Where they differ, IMO, is what they elect to leave vague and what they elect to dig into. Where they spend their effort to detail beyond what would normally show up in a game. How they elect to make their lore grow and present itself. Forgotten Realms, for example, has over 400 novels. Lots of lore and details presented in stories. Traveller has far fewer novels but elected to scatter its lore among several editions and each edition with lots of support content. The D&D settings poor detail into cities and dungeons and various locations on a couple of planets. Traveller sometimes reduces a planet down to a numeric code and a few lines of text. But then gives you a map with 100s of planets and star spanning empires.

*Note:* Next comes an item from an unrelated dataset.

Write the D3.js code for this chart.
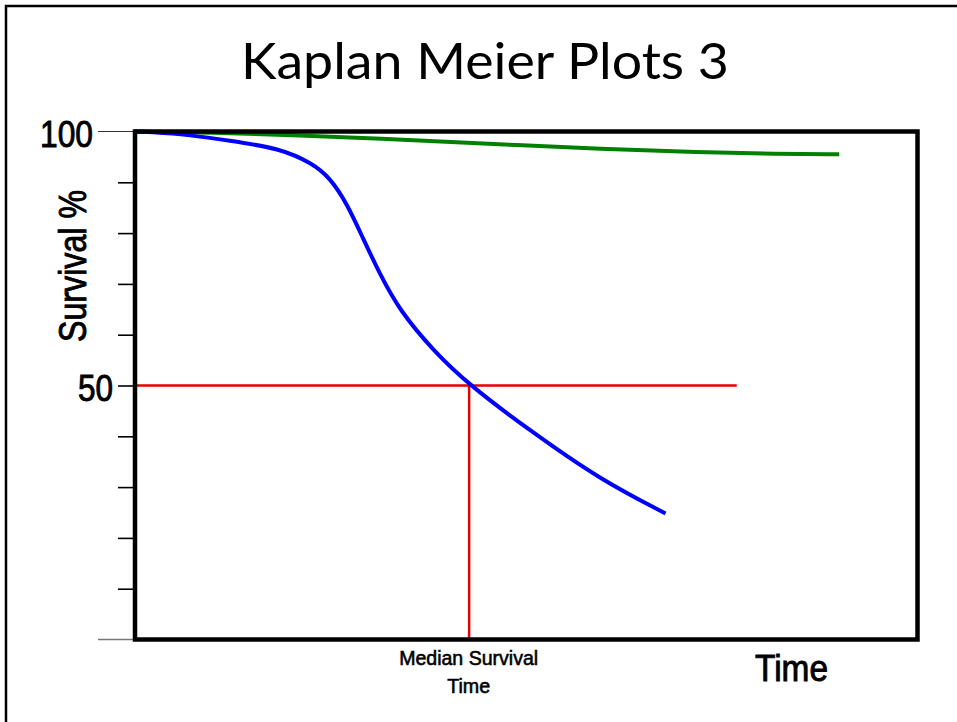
<!DOCTYPE html>
<html>
<head>
<meta charset="utf-8">
<script src="https://cdn.jsdelivr.net/npm/d3@7"></script>
<style>
  html, body { margin: 0; padding: 0; background: #fff; }
  svg { display: block; }
</style>
</head>
<body>
<svg id="chart" width="957" height="722"></svg>
<script>
// ---- data ----
const title = "Kaplan Meier Plots 3";
const yLabel = "Survival %";
const xLabel = "Time";
const medianLabel = ["Median Survival", "Time"];

const blueTime = [0, 5.75, 12.1, 18.5, 22.7, 24.9, 27.1, 29.1, 31.3, 33.8, 38.1, 42.7, 50.5, 59.4, 67.8];
const blueSurv = [100, 99.6, 98.2, 96.7, 93.7, 90.9, 85.8, 79.1, 71.9, 64.8, 56.9, 50.1, 41.1, 31.5, 24.8];

const greenTime = [0, 10, 20, 31, 45, 60, 72, 82, 90];
const greenSurv = [100, 99.8, 99.3, 98.6, 97.6, 96.5, 95.9, 95.6, 95.5];

const medianSurvival = 50;
const medianTime = 42.7;
const medianLineEnd = 76.9;

const minorTicks = [10, 20, 30, 40, 50, 60, 70, 80, 90];
const majorTicks = [0, 100];
const yTickLabels = [100, 50];

// ---- drawing ----
const svg = d3.select("#chart");

// slide frame
svg.append("rect")
  .attr("x", 6).attr("y", 6)
  .attr("width", 1000).attr("height", 800)
  .attr("fill", "none").attr("stroke", "#000").attr("stroke-width", 2.5);

// title
svg.append("text")
  .attr("x", 485).attr("y", 79)
  .attr("text-anchor", "middle")
  .attr("font-family", "Lato, 'Open Sans', sans-serif")
  .attr("font-size", 50)
  .attr("textLength", 488)
  .attr("lengthAdjust", "spacingAndGlyphs")
  .attr("fill", "#000")
  .text(title);

const x = d3.scaleLinear().domain([0, 100]).range([135, 917.5]);
const y = d3.scaleLinear().domain([0, 100]).range([639.5, 131.5]);

// minor ticks via axis
const yAxis = d3.axisLeft(y).tickValues(minorTicks).tickSize(17).tickFormat("");
const gAxis = svg.append("g").attr("transform", `translate(${x(0)},0)`).call(yAxis);
gAxis.select(".domain").remove();
gAxis.selectAll(".tick line").attr("stroke", "#000").attr("stroke-width", 1.6);

// long thin ticks at 0 and 100
svg.selectAll("line.major").data(majorTicks).enter().append("line")
  .attr("class", "major")
  .attr("x1", 98).attr("x2", x(0))
  .attr("y1", d => y(d)).attr("y2", d => y(d))
  .attr("stroke", d => d === 0 ? "#777" : "#333")
  .attr("stroke-width", d => d === 0 ? 1.6 : 1.1);

// tick labels
const labelPos = { 100: { right: 93, w: 53 }, 50: { right: 113, w: 35 } };
svg.selectAll("text.ylab").data(yTickLabels).enter().append("text")
  .attr("class", "ylab")
  .attr("x", d => labelPos[d].right - labelPos[d].w)
  .attr("y", d => y(d) + 15.5)
  .attr("font-family", "'Liberation Sans', Arial, sans-serif")
  .attr("font-size", 36)
  .attr("textLength", d => labelPos[d].w)
  .attr("lengthAdjust", "spacingAndGlyphs")
  .attr("fill", "#000").attr("stroke", "#000").attr("stroke-width", 0.9)
  .text(d => d);

// y axis label
svg.append("text")
  .attr("transform", "translate(86,266) rotate(-90)")
  .attr("text-anchor", "middle")
  .attr("font-family", "'Liberation Sans', Arial, sans-serif")
  .attr("font-size", 38)
  .attr("textLength", 152)
  .attr("lengthAdjust", "spacingAndGlyphs")
  .attr("fill", "#000").attr("stroke", "#000").attr("stroke-width", 0.9)
  .text(yLabel);

// median guide lines
svg.append("line")
  .attr("x1", x(0)).attr("x2", x(medianLineEnd))
  .attr("y1", y(medianSurvival)).attr("y2", y(medianSurvival))
  .attr("stroke", "#e60000").attr("stroke-width", 2.5);
svg.append("line")
  .attr("x1", x(medianTime)).attr("x2", x(medianTime))
  .attr("y1", y(medianSurvival)).attr("y2", y(0))
  .attr("stroke", "#e60000").attr("stroke-width", 2.5);

// curves
const line = d3.line().x(d => x(d[0])).y(d => y(d[1])).curve(d3.curveBasis);
svg.append("path")
  .datum(greenTime.map((t, i) => [t, greenSurv[i]]))
  .attr("d", line)
  .attr("fill", "none").attr("stroke", "#008000").attr("stroke-width", 4);
svg.append("path")
  .datum(blueTime.map((t, i) => [t, blueSurv[i]]))
  .attr("d", line)
  .attr("fill", "none").attr("stroke", "#0000ff").attr("stroke-width", 4);

// plot frame
svg.append("rect")
  .attr("x", x(0)).attr("y", y(100))
  .attr("width", x(100) - x(0)).attr("height", y(0) - y(100))
  .attr("fill", "none").attr("stroke", "#000").attr("stroke-width", 4.5);

// x labels
svg.selectAll("text.med").data(medianLabel).enter().append("text")
  .attr("class", "med")
  .attr("x", x(medianTime) - 0.5)
  .attr("y", (d, i) => 665 + i * 28)
  .attr("text-anchor", "middle")
  .attr("font-family", "'Liberation Sans', Arial, sans-serif")
  .attr("font-size", 21)
  .attr("textLength", (d, i) => i === 0 ? 139 : 43)
  .attr("lengthAdjust", "spacingAndGlyphs")
  .attr("fill", "#000").attr("stroke", "#000").attr("stroke-width", 0.6)
  .text(d => d);

svg.append("text")
  .attr("x", 755).attr("y", 681)
  .attr("font-family", "'Liberation Sans', Arial, sans-serif")
  .attr("font-size", 36)
  .attr("textLength", 73)
  .attr("lengthAdjust", "spacingAndGlyphs")
  .attr("fill", "#000").attr("stroke", "#000").attr("stroke-width", 0.9)
  .text(xLabel);
</script>
</body>
</html>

All three are quite vast and complex in their own ways. Each is built and spends their efforts in ways that match their game. One is vast for a group of folks on foot or maybe horseback. The other is vast for a group of folks in a FTL ship. :)
 
There is an almost universal tendency in RPGs to turn the setting into a narrative.
Not sure I agree. Most settings are published to be static. The calendar only moves *at all* at edition changes, and not even then in every case. The exceptions are notable, and at least one was a complete disaster that makes all the ballyhoo over Traveller's different editions look mild.
 
That's the typical "hollywood" approach of ALWAYS needing to One Up™ whatever came before.
This week, it's the neighborhood.
Next week, it's the entire city.
Then the country.
Then the world.
Then the galaxy.
Then the universe.
... and of course the trump card to all trump cards ... the multiverse ... because ... freeDUMB!


But enough about the villainous organization known as The Phone Pole Team! :cool:



So long as you keep the "stakes" down at the level of a single starship and her crew, things remain manageable for a Referee.
Prior art: E.E. Smith's Lensman series from the 1940s-60s. :)
 
Asia Minor had any number of minor political entitles spring up and dispute real estate and trading routes, with major empires on the fringes expanding towards the centre.